By default, when you use a WEIGHT statement, the procedure counts the $x_ i$ values with nonpositive weights in the degrees of freedom. Use the EXCLNPWGT option in the PROC HPSUMMARY statement to exclude values with nonpositive weights.

PROBT | PRT

is the two-tailed $p$-value for the Student’s $t$ statistic, T, with $n - 1$ degrees of freedom. This value is the probability under the null hypothesis of obtaining a more extreme value of T than is observed in this sample.

Confidence Limits for the Mean

The keywords for confidence limits are as follows:

CLM

is the two-sided confidence limit for the mean.
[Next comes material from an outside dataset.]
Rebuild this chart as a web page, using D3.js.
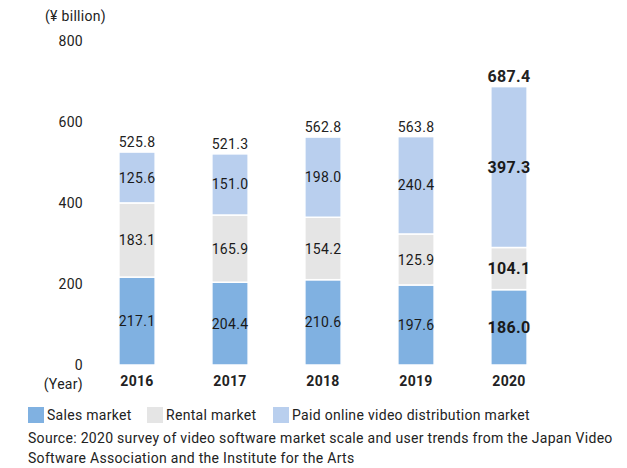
<!DOCTYPE html>
<html>
<head>
<meta charset="utf-8">
<script src="https://cdn.jsdelivr.net/npm/d3@7"></script>
<style>
  body { margin: 0; background: #fff; }
  svg text { font-family: Roboto, "DejaVu Sans", sans-serif; fill: #222; letter-spacing: 0.3px; }
</style>
</head>
<body>
<svg id="chart" width="627" height="468"></svg>
<script>
// data
const years = ["2016", "2017", "2018", "2019", "2020"];
const sales = [217.1, 204.4, 210.6, 197.6, 186.0];
const rental = [183.1, 165.9, 154.2, 125.9, 104.1];
const paid = [125.6, 151.0, 198.0, 240.4, 397.3];
const totals = [525.8, 521.3, 562.8, 563.8, 687.4];
const yTicks = [0, 200, 400, 600, 800];

const seriesNames = ["Sales market", "Rental market", "Paid online video distribution market"];
const colors = ["#80b1e1", "#e5e5e5", "#b9cfee"];

const svg = d3.select("#chart");

const x = d3.scaleBand().domain(years).range([91, 555]).paddingInner(0.61).paddingOuter(0.3);
const y = d3.scaleLinear().domain([0, 800]).range([365, 41]);

const rows = years.map((yr, i) => ({ year: yr, s0: sales[i], s1: rental[i], s2: paid[i], total: totals[i] }));
const stack = d3.stack().keys(["s0", "s1", "s2"])(rows);

// bars
const layer = svg.selectAll("g.layer")
  .data(stack)
  .enter().append("g")
  .attr("fill", (d, i) => colors[i]);

layer.selectAll("rect")
  .data(d => d)
  .enter().append("rect")
  .attr("x", d => x(d.data.year))
  .attr("width", x.bandwidth())
  .attr("y", d => y(d[1]))
  .attr("height", d => y(d[0]) - y(d[1]))
  .attr("stroke", "#fff")
  .attr("stroke-width", 1.5);

// labels inside segments
layer.selectAll("text")
  .data((d, i) => d.map(v => ({ v, key: d.key })))
  .enter().append("text")
  .attr("x", d => x(d.v.data.year) + x.bandwidth() / 2)
  .attr("y", d => (y(d.v[0]) + y(d.v[1])) / 2)
  .attr("dy", "0.36em")
  .attr("text-anchor", "middle")
  .style("font-size", d => d.v.data.year === "2020" ? "16px" : "14px")
  .style("font-weight", d => d.v.data.year === "2020" ? "bold" : "normal")
  .style("fill", "#1a1a1a")
  .text(d => d.v.data[d.key].toFixed(1));

// totals above bars
svg.selectAll("text.total")
  .data(rows)
  .enter().append("text")
  .attr("class", "total")
  .attr("x", d => x(d.year) + x.bandwidth() / 2)
  .attr("y", d => y(d.total) - 5)
  .attr("text-anchor", "middle")
  .style("font-size", d => d.year === "2020" ? "16px" : "14px")
  .style("font-weight", d => d.year === "2020" ? "bold" : "normal")
  .text(d => d.total.toFixed(1));

// y axis labels (no line)
const yAxis = svg.append("g")
  .attr("transform", "translate(83,0)")
  .call(d3.axisLeft(y).tickValues(yTicks).tickSize(0).tickPadding(0));
yAxis.select(".domain").remove();
yAxis.selectAll("text").style("font-size", "14px").style("fill", "#222");

// x axis labels
const xAxis = svg.append("g")
  .attr("transform", "translate(0,376)")
  .call(d3.axisBottom(x).tickSize(0).tickPadding(0));
xAxis.select(".domain").remove();
xAxis.selectAll("text").style("font-size", "14px").style("font-weight", "bold").style("fill", "#222");

svg.append("text")
  .attr("x", 83).attr("y", 389)
  .attr("text-anchor", "end")
  .style("font-size", "14px")
  .text("(Year)");

svg.append("text")
  .attr("x", 45).attr("y", 21)
  .style("font-size", "14px")
  .text("(¥ billion)");

// legend
const legendX = [28, 147, 273];
const legend = svg.selectAll("g.legend")
  .data(seriesNames)
  .enter().append("g")
  .attr("transform", (d, i) => `translate(${legendX[i]},407)`);
legend.append("rect").attr("width", 16).attr("height", 16).attr("fill", (d, i) => colors[i]);
legend.append("text").attr("x", 19).attr("y", 13).style("font-size", "14px").text(d => d);

svg.append("text").attr("x", 28).attr("y", 443).style("font-size", "14px")
  .text("Source: 2020 survey of video software market scale and user trends from the Japan Video");
svg.append("text").attr("x", 28).attr("y", 463).style("font-size", "14px")
  .text("Software Association and the Institute for the Arts");
</script>
</body>
</html>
A two-sided $100(1-\alpha )$ percent confidence interval for the mean has upper and lower limits

\[  \bar{x} \pm t_{(1-\alpha /2;\,  n-1)} \frac{s}{\sqrt {\sum w_ i}}  \]
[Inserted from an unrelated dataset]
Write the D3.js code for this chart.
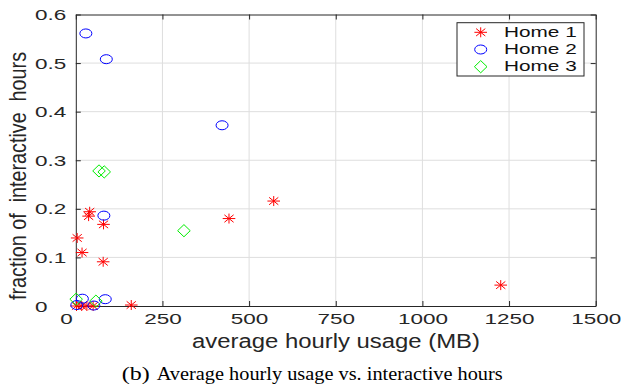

where $s$ is $\sqrt {\frac{1}{n-1}\sum (x_ i - \bar{x})^2}$, $t_{(1-\alpha /2;\,  n-1)}$ is the $(1 - \alpha / 2)$ critical value of the Student’s $t$ statistic with $n-1$ degrees of freedom, and $\alpha $ is the value of the ALPHA= option which by default is 0.05. Unless you use VARDEF=DF (which is the default variance divisor), CLM is set to missing.

LCLM

is the one-sided confidence limit below the mean. The one-sided $100(1-\alpha )$ percent confidence interval for the mean has the lower limit

\[  \bar{x} - t_{(1-\alpha ;\,  n-1)} \frac{s}{\sqrt {\sum w_ i}}  \]

Unless you use VARDEF=DF (which is the default variance divisor), LCLM is set to missing.

UCLM

is the one-sided confidence limit above the mean. The one-sided $100(1-\alpha )$ percent confidence interval for the mean has the upper limit

\[  \bar{x} + t_{(1-\alpha ;\,  n-1)} \frac{s}{\sqrt {\sum w_ i}}  \]
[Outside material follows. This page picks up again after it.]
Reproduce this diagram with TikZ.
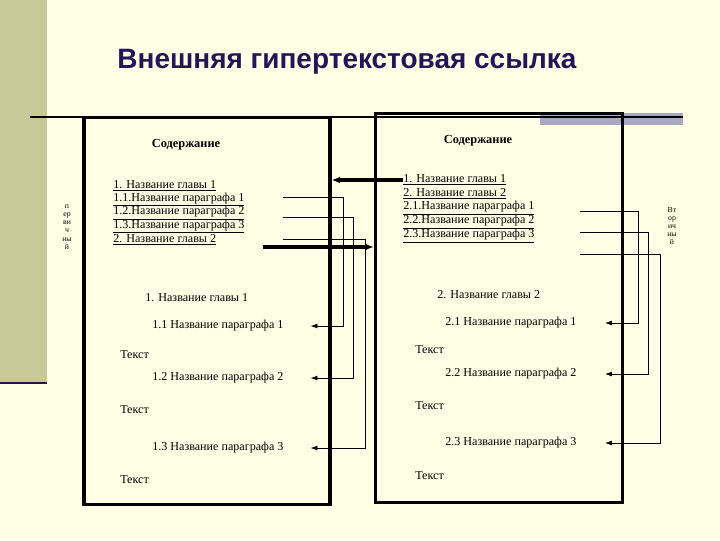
\documentclass[tikz,border=0pt]{standalone}
\usepackage{fontspec}
\setmainfont{Liberation Serif}
\newfontfamily\headfont{Liberation Sans}
\usetikzlibrary{arrows.meta}

\definecolor{slidebg}{RGB}{255,255,229}
\definecolor{stripe}{RGB}{200,200,152}
\definecolor{barfill}{RGB}{168,168,192}
\definecolor{titleink}{RGB}{36,20,90}
\definecolor{rulepurple}{RGB}{48,16,64}

\tikzset{
  docbox/.style={draw, line width=2.4pt, inner sep=0pt},
  toc/.style={anchor=west, inner sep=0pt, font=\fontsize{8.6}{10}\selectfont},
  body/.style={anchor=west, inner sep=0pt, font=\fontsize{8.6}{10}\selectfont},
  head/.style={inner sep=0pt, font=\bfseries\fontsize{8.8}{10}\selectfont},
  side/.style={align=center, inner sep=0pt, font=\fontsize{5.5}{5.8}\selectfont},
  link/.style={-{Latex[length=5pt,width=3.5pt]}, line width=0.6pt},
  jump/.style={-{Latex[length=6pt,width=5pt]}, line width=2.4pt}
}

\begin{document}
\begin{tikzpicture}[x=0.025cm,y=-0.025cm]
  \fill[slidebg] (0,0) rectangle (720,540);
  \useasboundingbox (0,0) rectangle (720,540);
  % slide decoration
  \fill[stripe] (0,0) rectangle (47,383);
  \draw[rulepurple,line width=2pt] (0,383) -- (47,383);
  \fill[barfill] (540,113) rectangle (683,125);
  \draw[line width=1.4pt] (30,117) -- (683,117);
  \node[font=\headfont\bfseries\fontsize{19.9}{23}\selectfont, text=titleink] (title) at (347,62) {Внешняя гипертекстовая ссылка};

  % the two documents
  \node[docbox, minimum width=6.15cm, minimum height=9.68cm] (L) at (207,311) {};
  \node[docbox, minimum width=6.18cm, minimum height=9.73cm] (R) at (499,308) {};

  % first document
  \node[head] (L-head) at (186,145) {Содержание};
  \foreach \i/\t in {1/{1. Название главы 1},2/{1.1.Название параграфа 1},3/{1.2.Название параграфа 2},4/{1.3.Название параграфа 3},5/{2. Название главы 2}}
    \node[toc] (L-t\i) at (113,172.5+13.5*\i) {\underline{\t}};
  \node[body] (L-c) at (145,298) {1. Название главы 1};
  \node[body] (L-p1) at (152,326) {1.1 Название параграфа 1};
  \node[body] (L-x1) at (120,355) {Текст};
  \node[body] (L-p2) at (152,378) {1.2 Название параграфа 2};
  \node[body] (L-x2) at (120,410) {Текст};
  \node[body] (L-p3) at (152,448) {1.3 Название параграфа 3};
  \node[body] (L-x3) at (120,480) {Текст};
  \node[side] (L-side) at (67,227) {п\\ер\\ви\\ч\\ны\\й};

  % second document
  \node[head] (R-head) at (478,141) {Содержание};
  \foreach \i/\t in {1/{1. Название главы 1},2/{2. Название главы 2},3/{2.1.Название параграфа 1},4/{2.2.Название параграфа 2},5/{2.3.Название параграфа 3}}
    \node[toc] (R-t\i) at (403,166+14*\i) {\underline{\t}};
  \node[body] (R-c) at (437,295) {2. Название главы 2};
  \node[body] (R-p1) at (445,323) {2.1 Название параграфа 1};
  \node[body] (R-x1) at (415,350) {Текст};
  \node[body] (R-p2) at (445,374) {2.2 Название параграфа 2};
  \node[body] (R-x2) at (415,406) {Текст};
  \node[body] (R-p3) at (445,443) {2.3 Название параграфа 3};
  \node[body] (R-x3) at (415,476) {Текст};
  \node[side] (R-side) at (672,226) {Вт\\ор\\ич\\ны\\й};

  % links inside each document
  \coordinate (L-s1) at (283,197);
  \coordinate (L-s2) at (283,217);
  \coordinate (L-s3) at (283,239);
  \foreach \i/\d in {1/60,2/70,3/82}
    \draw[link] (L-s\i) -- ++(\d,0) |- ([xshift=19pt]L-p\i.east);
  \coordinate (R-s1) at (580,211);
  \coordinate (R-s2) at (580,232);
  \coordinate (R-s3) at (580,254);
  \foreach \i/\d in {1/58,2/68,3/80}
    \draw[link] (R-s\i) -- ++(\d,0) |- ([xshift=20pt]R-p\i.east);

  % links between the documents
  \draw[jump] (R-t1.west) -- (R-t1.west -| L.east);
  \coordinate (L-s4) at (263,247);
  \draw[jump] (L-s4) -- (L-s4 -| R.west);
\end{tikzpicture}
\end{document}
Unless you use VARDEF=DF (which is the default variance divisor), UCLM is set to missing.

Data Requirements for the HPSUMMARY Procedure

The following are the minimal data requirements to compute unweighted statistics and do not describe recommended sample sizes. Statistics are reported as missing if VARDEF=DF (the default) and the following requirements are not met:

  • N and NMISS are computed regardless of the number of missing or nonmissing observations.

  • SUM, MEAN, MAX, MIN, RANGE, USS, and CSS require at least one nonmissing observation.

  • VAR, STD, STDERR, CV, T, PRT, and PROBT require at least two nonmissing observations.

  • SKEWNESS requires at least three nonmissing observations.

  • KURTOSIS requires at least four nonmissing observations.

  • SKEWNESS, KURTOSIS, T, PROBT, and PRT require that STD is greater than zero.

  • CV requires that MEAN is not equal to zero.

  • CLM, LCLM, UCLM, STDERR, T, PRT, and PROBT require that VARDEF=DF.